Naming is important. Naming makes real. Naming shapes meaning and our understanding of the reality around us. Anyone who has chosen the name for their child senses this. Perhaps it only goes the level of ruling out names based on anticipated school yard taunts. Often, it is a careful process to pick just “the right name.” A friend of mind is, is very moment, expecting her first child. Her due date is a few days past. I recall the care that she and her husband took in deciding upon the name—Tristan—adding yet another Celtic name to an Irish clan.

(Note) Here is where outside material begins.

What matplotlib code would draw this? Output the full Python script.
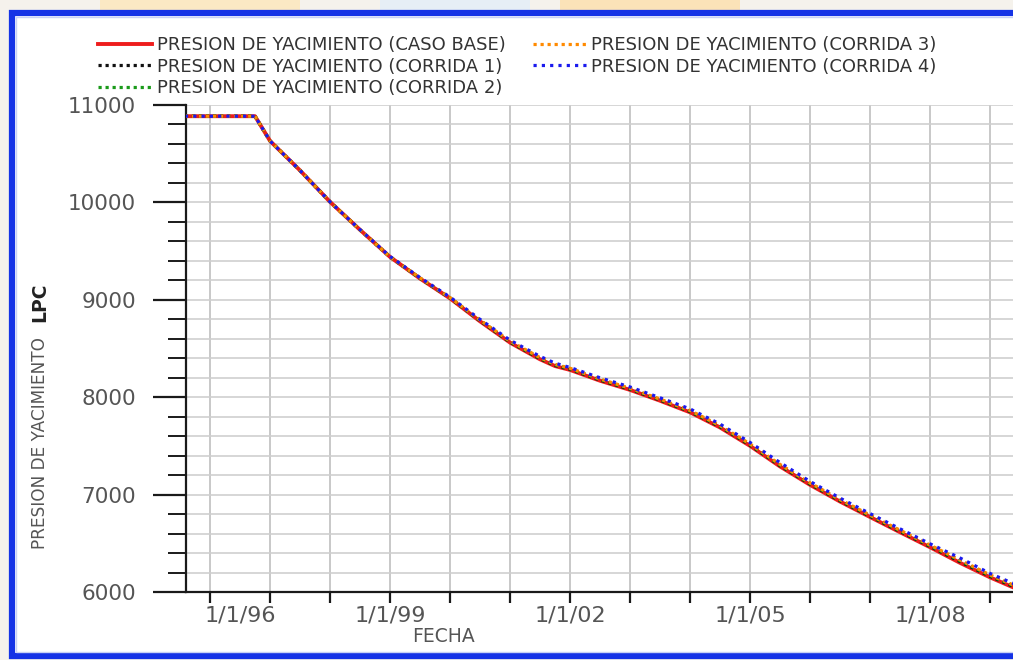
import matplotlib
matplotlib.use("Agg")
import matplotlib.pyplot as plt
import matplotlib.dates as mdates
import matplotlib.transforms as mtransforms
from matplotlib.patches import Rectangle
from matplotlib.ticker import MultipleLocator, FixedLocator

fechas = ['1995-08-01', '1996-10-01', '1997-01-01', '1997-07-01', '1998-01-01',
          '1998-07-01', '1999-01-01', '1999-07-01', '2000-01-01', '2000-07-01',
          '2001-01-01', '2001-07-01', '2001-10-01', '2002-01-01', '2002-07-01',
          '2003-01-01', '2003-07-01', '2004-01-01', '2004-07-01', '2005-01-01',
          '2005-07-01', '2006-01-01', '2006-07-01', '2007-01-01', '2007-07-01',
          '2008-01-01', '2008-07-01', '2009-01-01', '2009-06-01']

caso_base = [10885, 10885, 10630, 10330, 10005, 9720, 9440, 9220, 9015, 8780,
             8560, 8390, 8320, 8280, 8170, 8075, 7965, 7845, 7690, 7500,
             7290, 7100, 6930, 6770, 6615, 6460, 6300, 6150, 6040]
corrida_1 = [10885, 10885, 10630, 10330, 10005, 9720, 9440, 9222, 9018, 8785,
             8565, 8396, 8326, 8286, 8176, 8081, 7971, 7852, 7697, 7507,
             7297, 7107, 6937, 6777, 6622, 6468, 6312, 6160, 6050]
corrida_2 = [10885, 10885, 10630, 10330, 10005, 9720, 9440, 9224, 9020, 8790,
             8570, 8402, 8332, 8292, 8182, 8087, 7977, 7858, 7704, 7514,
             7304, 7114, 6944, 6784, 6630, 6475, 6322, 6168, 6058]
corrida_3 = [10885, 10885, 10630, 10330, 10005, 9720, 9440, 9226, 9022, 8792,
             8575, 8408, 8338, 8297, 8188, 8092, 7982, 7864, 7710, 7520,
             7311, 7120, 6950, 6790, 6636, 6482, 6330, 6175, 6065]
corrida_4 = [10885, 10885, 10630, 10330, 10005, 9722, 9445, 9230, 9028, 8800,
             8585, 8420, 8350, 8305, 8200, 8105, 7995, 7880, 7725, 7535,
             7330, 7135, 6965, 6805, 6650, 6495, 6350, 6190, 6080]

etiquetas = ['PRESION DE YACIMIENTO (CASO BASE)', 'PRESION DE YACIMIENTO (CORRIDA 1)',
             'PRESION DE YACIMIENTO (CORRIDA 2)', 'PRESION DE YACIMIENTO (CORRIDA 3)',
             'PRESION DE YACIMIENTO (CORRIDA 4)']
anios_ticks = list(range(1996, 2010))
anios_etiqueta = [1996, 1999, 2002, 2005, 2008]

W, H = 1013, 660
fig = plt.figure(figsize=(W / 100, H / 100), dpi=100)
fig.patch.set_facecolor('#f5f2ec')

# faded background strip above the frame
for (xa, wa, col) in [(100, 200, '#fbe9c4'), (560, 180, '#fbe3b8'), (380, 150, '#e6eef6')]:
    fig.add_artist(Rectangle((xa / W, 1 - 12 / H), wa / W, 12 / H, transform=fig.transFigure,
                             facecolor=col, edgecolor='none', zorder=-3))
# white panel with blue frame
fig.add_artist(Rectangle((12 / W, 1 - 656 / H), 1.1, 643 / H, transform=fig.transFigure,
                         facecolor='white', edgecolor='#1533e6', linewidth=4.5, zorder=-2))
fig.add_artist(Rectangle((16 / W, 1 - 652 / H), 1.1, 635 / H, transform=fig.transFigure,
                         facecolor='none', edgecolor='#c9d2f5', linewidth=1.0, zorder=-1))

ax_left, ax_right = 186, 1013
ax_top, ax_bottom = 105, 592
ax = fig.add_axes([ax_left / W, 1 - ax_bottom / H, (ax_right - ax_left) / W, (ax_bottom - ax_top) / H])
ax.set_facecolor('white')

x = mdates.datestr2num(fechas)
estilos = [
    (caso_base, dict(color='#ee1c1c', lw=2.8, ls='-')),
    (corrida_1, dict(color='#111111', lw=2.3, ls=(0, (1, 1.2)))),
    (corrida_2, dict(color='#1a9a1a', lw=2.3, ls=(0, (1, 1.2)))),
    (corrida_3, dict(color='#ff8a00', lw=2.3, ls=(0, (1, 1.2)))),
    (corrida_4, dict(color='#1a1aee', lw=2.3, ls=(0, (1, 1.6)))),
]
handles = []
for (serie, st), lab in zip(estilos, etiquetas):
    h, = ax.plot(x, serie, label=lab, zorder=3, **st)
    handles.append(h)

x0 = mdates.datestr2num('1996-01-01') - 0.4 * 365.25
x1 = mdates.datestr2num('1996-01-01') + (803 / 60) * 365.25
ax.set_xlim(x0, x1)
ax.set_ylim(6000, 11000)

xt = [mdates.datestr2num(f'{a}-01-01') for a in anios_ticks]
ax.xaxis.set_major_locator(FixedLocator(xt))
ax.set_xticklabels([f'1/1/{a % 100:02d}' if a in anios_etiqueta else '' for a in anios_ticks])
ax.yaxis.set_major_locator(MultipleLocator(1000))
ax.yaxis.set_minor_locator(MultipleLocator(200))

ax.grid(True, which='major', axis='x', color='#c4c4c4', lw=1.3)
ax.grid(True, which='both', axis='y', color='#cfcfcf', lw=1.2)
ax.set_axisbelow(True)

for s in ['top', 'right']:
    ax.spines[s].set_visible(False)
for s in ['left', 'bottom']:
    ax.spines[s].set_color('#1a1a1a')
    ax.spines[s].set_linewidth(1.6)

ax.tick_params(axis='y', which='major', length=24, width=1.6, color='#1a1a1a', pad=12,
               labelsize=15.5, labelcolor='#555555')
ax.tick_params(axis='y', which='minor', length=13, width=1.4, color='#1a1a1a')
ax.tick_params(axis='x', which='major', length=8, width=1.6, color='#1a1a1a', pad=2,
               labelsize=16, labelcolor='#555555')

leg = fig.legend(handles=handles, labels=etiquetas, loc='upper left',
                 bbox_to_anchor=(98 / W, 1 - 36 / H), ncol=2, frameon=False,
                 borderpad=0, borderaxespad=0, handlelength=3.0, handletextpad=0.25,
                 columnspacing=1.5, labelspacing=0.2,
                 prop={'family': ['Liberation Sans Narrow', 'DejaVu Sans'], 'size': 13})
for t in leg.get_texts():
    t.set_color('#333333')

fig.text(443 / W, 1 - 637 / H, 'FECHA', ha='center', va='center', fontsize=13.5,
         color='#555555')
fig.text(40 / W, 1 - 443 / H, 'PRESION DE YACIMIENTO', rotation=90, ha='center', va='center',
         fontsize=12.2, color='#555555', family=['Liberation Sans Narrow', 'DejaVu Sans'])
fig.text(40 / W, 1 - 302 / H, 'LPC', rotation=90, ha='center', va='center',
         fontsize=13.5, color='#222222', fontweight='bold')

# first date label sits shifted to the right of its tick, as in the original
primera = ax.xaxis.get_major_ticks()[0].label1
primera.set_transform(primera.get_transform() +
                      mtransforms.ScaledTranslation(0.30, 0, fig.dpi_scale_trans))

fig.savefig('out.png', dpi=100, facecolor=fig.get_facecolor())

The Holy Mother had no such choice. The name was chosen for her, yet another sign that God was at work here. This child came into the world to manifest God’s will in the world. Mary, the God Bearer, was the vessel of this incarnation and not the source. What an awesome, humbling, call to bear. Silence, pondering such a mystery in one’s heart, would seem to be the most genuine expression of such wonder. How wonderful that God should come down from heaven and live like you and I, adopting not merely the appearance of humanity but its very substance.
As you and I retell the ancient story of God’s love for us we are telling the story of a risen Christ. In the saving work of Christ death, burial, and resurrection we have become more than a distant observer in time to God’s work. We have been adopted. You and I have been named, marked, as “sons” and “daughters” and brought again into relationship with our creator. Reach out now to the God who made you and knows you by name. God is here, in the present moment not only in some past event.
Ponder that.
In the creed we will soon recite together, we will reaffirm the Gospel that Christ saves and in the Eucharistic prayer we will recall his death while proclaiming that Christ lives now. Unlike the retrospectives on NPR, today’s Gospel is this very moment telling you and I about the living. Now. Here. In this moment, the one of whom we speak, Jesus Christ, is available to each of us.
Come, let us adore him and the Holy Name that saves us all.